_What you need to do_
With the pictures left out, copy the listing below exactly.

═══

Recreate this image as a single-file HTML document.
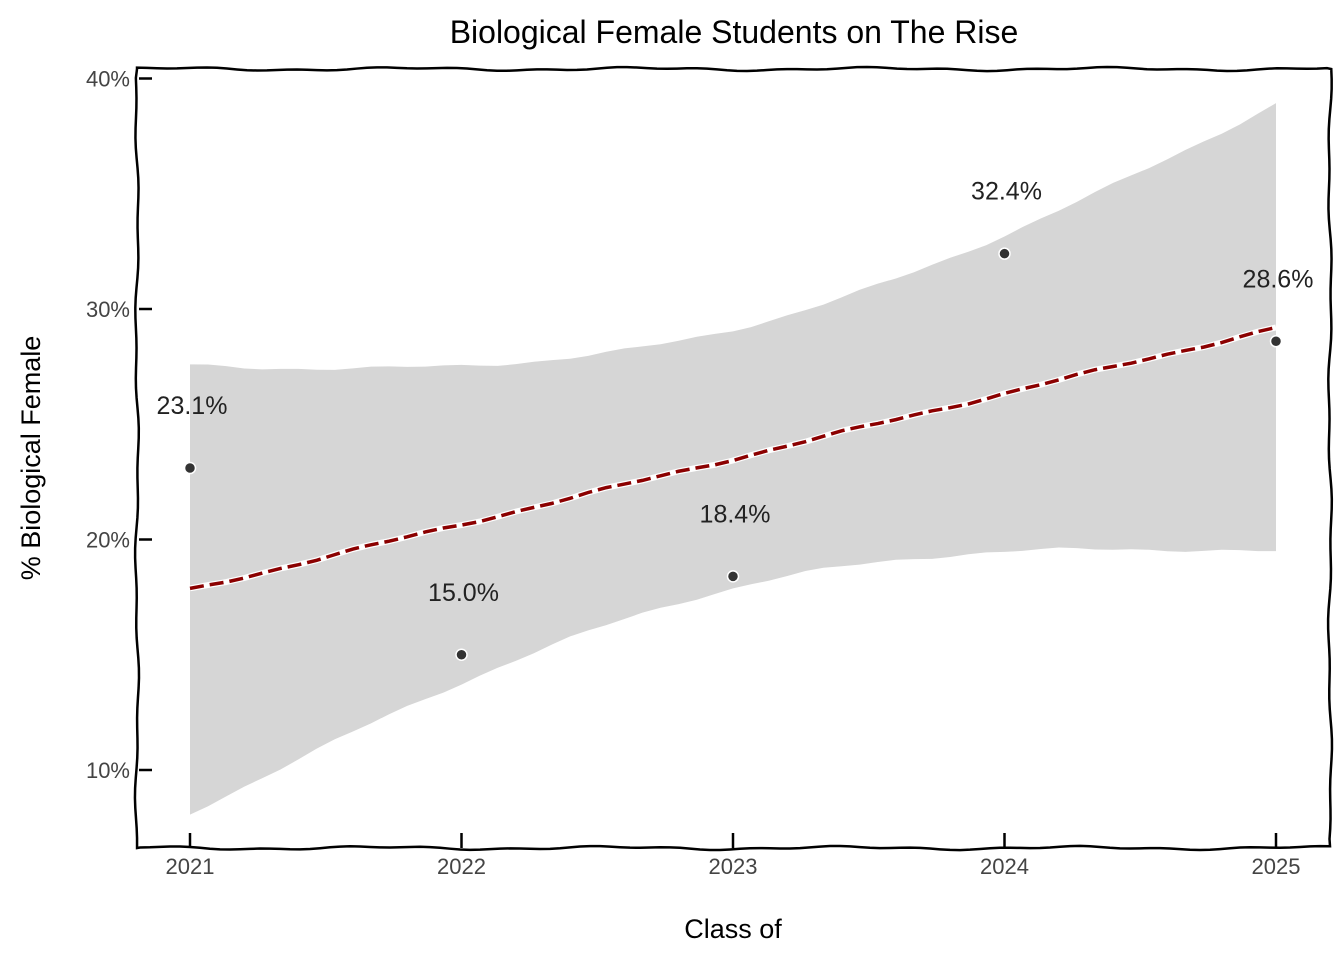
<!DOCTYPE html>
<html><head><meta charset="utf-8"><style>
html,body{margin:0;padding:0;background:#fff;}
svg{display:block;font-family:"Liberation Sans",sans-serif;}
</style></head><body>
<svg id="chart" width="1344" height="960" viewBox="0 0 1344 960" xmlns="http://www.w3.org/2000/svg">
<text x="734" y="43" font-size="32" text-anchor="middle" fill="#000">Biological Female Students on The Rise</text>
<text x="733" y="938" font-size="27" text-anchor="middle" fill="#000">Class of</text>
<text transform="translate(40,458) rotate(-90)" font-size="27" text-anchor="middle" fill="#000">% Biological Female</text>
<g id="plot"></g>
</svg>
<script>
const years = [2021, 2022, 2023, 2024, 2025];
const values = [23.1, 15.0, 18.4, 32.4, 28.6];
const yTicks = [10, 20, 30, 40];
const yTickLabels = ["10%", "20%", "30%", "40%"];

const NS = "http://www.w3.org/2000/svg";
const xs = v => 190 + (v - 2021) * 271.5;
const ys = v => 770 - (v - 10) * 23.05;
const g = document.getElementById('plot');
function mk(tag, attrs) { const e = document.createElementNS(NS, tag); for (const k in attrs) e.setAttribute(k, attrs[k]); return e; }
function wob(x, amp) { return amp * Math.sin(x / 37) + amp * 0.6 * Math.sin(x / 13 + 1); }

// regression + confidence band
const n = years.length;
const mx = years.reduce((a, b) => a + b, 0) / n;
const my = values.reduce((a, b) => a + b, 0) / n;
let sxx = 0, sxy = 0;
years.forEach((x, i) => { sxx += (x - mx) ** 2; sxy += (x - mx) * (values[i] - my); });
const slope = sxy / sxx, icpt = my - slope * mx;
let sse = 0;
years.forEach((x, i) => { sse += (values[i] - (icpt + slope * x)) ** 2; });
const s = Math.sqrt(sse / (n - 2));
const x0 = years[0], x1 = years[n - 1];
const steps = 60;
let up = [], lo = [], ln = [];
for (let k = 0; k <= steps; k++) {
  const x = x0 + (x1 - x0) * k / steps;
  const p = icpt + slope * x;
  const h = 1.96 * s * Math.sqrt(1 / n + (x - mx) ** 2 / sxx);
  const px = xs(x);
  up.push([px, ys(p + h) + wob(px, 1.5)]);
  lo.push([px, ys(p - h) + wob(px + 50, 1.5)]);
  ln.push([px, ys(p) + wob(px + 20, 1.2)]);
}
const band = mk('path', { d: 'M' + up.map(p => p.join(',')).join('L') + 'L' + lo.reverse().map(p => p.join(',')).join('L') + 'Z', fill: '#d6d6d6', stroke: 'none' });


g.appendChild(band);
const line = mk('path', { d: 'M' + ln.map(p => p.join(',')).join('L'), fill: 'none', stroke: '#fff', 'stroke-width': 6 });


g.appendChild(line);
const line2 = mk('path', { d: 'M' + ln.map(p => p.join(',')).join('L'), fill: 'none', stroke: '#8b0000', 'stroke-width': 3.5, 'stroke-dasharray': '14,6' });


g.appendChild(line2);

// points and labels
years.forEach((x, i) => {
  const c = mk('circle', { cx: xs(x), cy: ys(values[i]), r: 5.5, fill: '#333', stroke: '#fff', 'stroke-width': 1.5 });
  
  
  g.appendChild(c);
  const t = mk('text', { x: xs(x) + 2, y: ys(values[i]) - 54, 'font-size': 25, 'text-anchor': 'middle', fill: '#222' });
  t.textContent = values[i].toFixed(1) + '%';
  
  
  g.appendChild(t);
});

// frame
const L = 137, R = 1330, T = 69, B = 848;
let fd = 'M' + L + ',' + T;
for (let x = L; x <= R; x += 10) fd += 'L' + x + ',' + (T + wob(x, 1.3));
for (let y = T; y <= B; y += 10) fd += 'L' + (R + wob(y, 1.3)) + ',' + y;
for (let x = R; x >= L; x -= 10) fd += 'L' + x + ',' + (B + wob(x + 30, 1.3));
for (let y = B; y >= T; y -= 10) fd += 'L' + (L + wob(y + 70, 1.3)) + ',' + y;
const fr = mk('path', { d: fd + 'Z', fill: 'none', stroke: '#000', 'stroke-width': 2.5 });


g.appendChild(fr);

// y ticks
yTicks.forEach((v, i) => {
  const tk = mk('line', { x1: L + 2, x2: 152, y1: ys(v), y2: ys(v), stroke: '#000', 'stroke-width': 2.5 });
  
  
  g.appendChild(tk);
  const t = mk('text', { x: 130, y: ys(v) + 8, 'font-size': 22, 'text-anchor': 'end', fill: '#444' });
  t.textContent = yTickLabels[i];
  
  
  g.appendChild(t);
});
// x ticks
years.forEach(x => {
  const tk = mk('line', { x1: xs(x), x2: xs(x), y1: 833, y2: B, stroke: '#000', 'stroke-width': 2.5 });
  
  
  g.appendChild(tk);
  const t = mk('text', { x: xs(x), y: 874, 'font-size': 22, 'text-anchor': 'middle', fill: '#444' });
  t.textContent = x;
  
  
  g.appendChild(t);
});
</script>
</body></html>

═══

_Expected answer_
Recreate this image as a single-file HTML document.
<!DOCTYPE html>
<html><head><meta charset="utf-8"><style>
html,body{margin:0;padding:0;background:#fff;}
svg{display:block;font-family:"Liberation Sans",sans-serif;}
</style></head><body>
<svg id="chart" width="1344" height="960" viewBox="0 0 1344 960" xmlns="http://www.w3.org/2000/svg">
<text x="734" y="43" font-size="32" text-anchor="middle" fill="#000">Biological Female Students on The Rise</text>
<text x="733" y="938" font-size="27" text-anchor="middle" fill="#000">Class of</text>
<text transform="translate(40,458) rotate(-90)" font-size="27" text-anchor="middle" fill="#000">% Biological Female</text>
<g id="plot"></g>
</svg>
<script>
const years = [2021, 2022, 2023, 2024, 2025];
const values = [23.1, 15.0, 18.4, 32.4, 28.6];
const yTicks = [10, 20, 30, 40];
const yTickLabels = ["10%", "20%", "30%", "40%"];

const NS = "http://www.w3.org/2000/svg";
const xs = v => 190 + (v - 2021) * 271.5;
const ys = v => 770 - (v - 10) * 23.05;
const g = document.getElementById('plot');
function mk(tag, attrs) { const e = document.createElementNS(NS, tag); for (const k in attrs) e.setAttribute(k, attrs[k]); return e; }
function wob(x, amp) { return amp * Math.sin(x / 37) + amp * 0.6 * Math.sin(x / 13 + 1); }

// regression + confidence band
const n = years.length;
const mx = years.reduce((a, b) => a + b, 0) / n;
const my = values.reduce((a, b) => a + b, 0) / n;
let sxx = 0, sxy = 0;
years.forEach((x, i) => { sxx += (x - mx) ** 2; sxy += (x - mx) * (values[i] - my); });
const slope = sxy / sxx, icpt = my - slope * mx;
let sse = 0;
years.forEach((x, i) => { sse += (values[i] - (icpt + slope * x)) ** 2; });
const s = Math.sqrt(sse / (n - 2));
const x0 = years[0], x1 = years[n - 1];
const steps = 60;
let up = [], lo = [], ln = [];
for (let k = 0; k <= steps; k++) {
  const x = x0 + (x1 - x0) * k / steps;
  const p = icpt + slope * x;
  const h = 1.96 * s * Math.sqrt(1 / n + (x - mx) ** 2 / sxx);
  const px = xs(x);
  up.push([px, ys(p + h) + wob(px, 1.5)]);
  lo.push([px, ys(p - h) + wob(px + 50, 1.5)]);
  ln.push([px, ys(p) + wob(px + 20, 1.2)]);
}
const band = mk('path', { d: 'M' + up.map(p => p.join(',')).join('L') + 'L' + lo.reverse().map(p => p.join(',')).join('L') + 'Z', fill: '#d6d6d6', stroke: 'none' });


g.appendChild(band);
const line = mk('path', { d: 'M' + ln.map(p => p.join(',')).join('L'), fill: 'none', stroke: '#fff', 'stroke-width': 6 });


g.appendChild(line);
const line2 = mk('path', { d: 'M' + ln.map(p => p.join(',')).join('L'), fill: 'none', stroke: '#8b0000', 'stroke-width': 3.5, 'stroke-dasharray': '14,6' });


g.appendChild(line2);

// points and labels
years.forEach((x, i) => {
  const c = mk('circle', { cx: xs(x), cy: ys(values[i]), r: 5.5, fill: '#333', stroke: '#fff', 'stroke-width': 1.5 });
  
  
  g.appendChild(c);
  const t = mk('text', { x: xs(x) + 2, y: ys(values[i]) - 54, 'font-size': 25, 'text-anchor': 'middle', fill: '#222' });
  t.textContent = values[i].toFixed(1) + '%';
  
  
  g.appendChild(t);
});

// frame
const L = 137, R = 1330, T = 69, B = 848;
let fd = 'M' + L + ',' + T;
for (let x = L; x <= R; x += 10) fd += 'L' + x + ',' + (T + wob(x, 1.3));
for (let y = T; y <= B; y += 10) fd += 'L' + (R + wob(y, 1.3)) + ',' + y;
for (let x = R; x >= L; x -= 10) fd += 'L' + x + ',' + (B + wob(x + 30, 1.3));
for (let y = B; y >= T; y -= 10) fd += 'L' + (L + wob(y + 70, 1.3)) + ',' + y;
const fr = mk('path', { d: fd + 'Z', fill: 'none', stroke: '#000', 'stroke-width': 2.5 });


g.appendChild(fr);

// y ticks
yTicks.forEach((v, i) => {
  const tk = mk('line', { x1: L + 2, x2: 152, y1: ys(v), y2: ys(v), stroke: '#000', 'stroke-width': 2.5 });
  
  
  g.appendChild(tk);
  const t = mk('text', { x: 130, y: ys(v) + 8, 'font-size': 22, 'text-anchor': 'end', fill: '#444' });
  t.textContent = yTickLabels[i];
  
  
  g.appendChild(t);
});
// x ticks
years.forEach(x => {
  const tk = mk('line', { x1: xs(x), x2: xs(x), y1: 833, y2: B, stroke: '#000', 'stroke-width': 2.5 });
  
  
  g.appendChild(tk);
  const t = mk('text', { x: xs(x), y: 874, 'font-size': 22, 'text-anchor': 'middle', fill: '#444' });
  t.textContent = x;
  
  
  g.appendChild(t);
});
</script>
</body></html>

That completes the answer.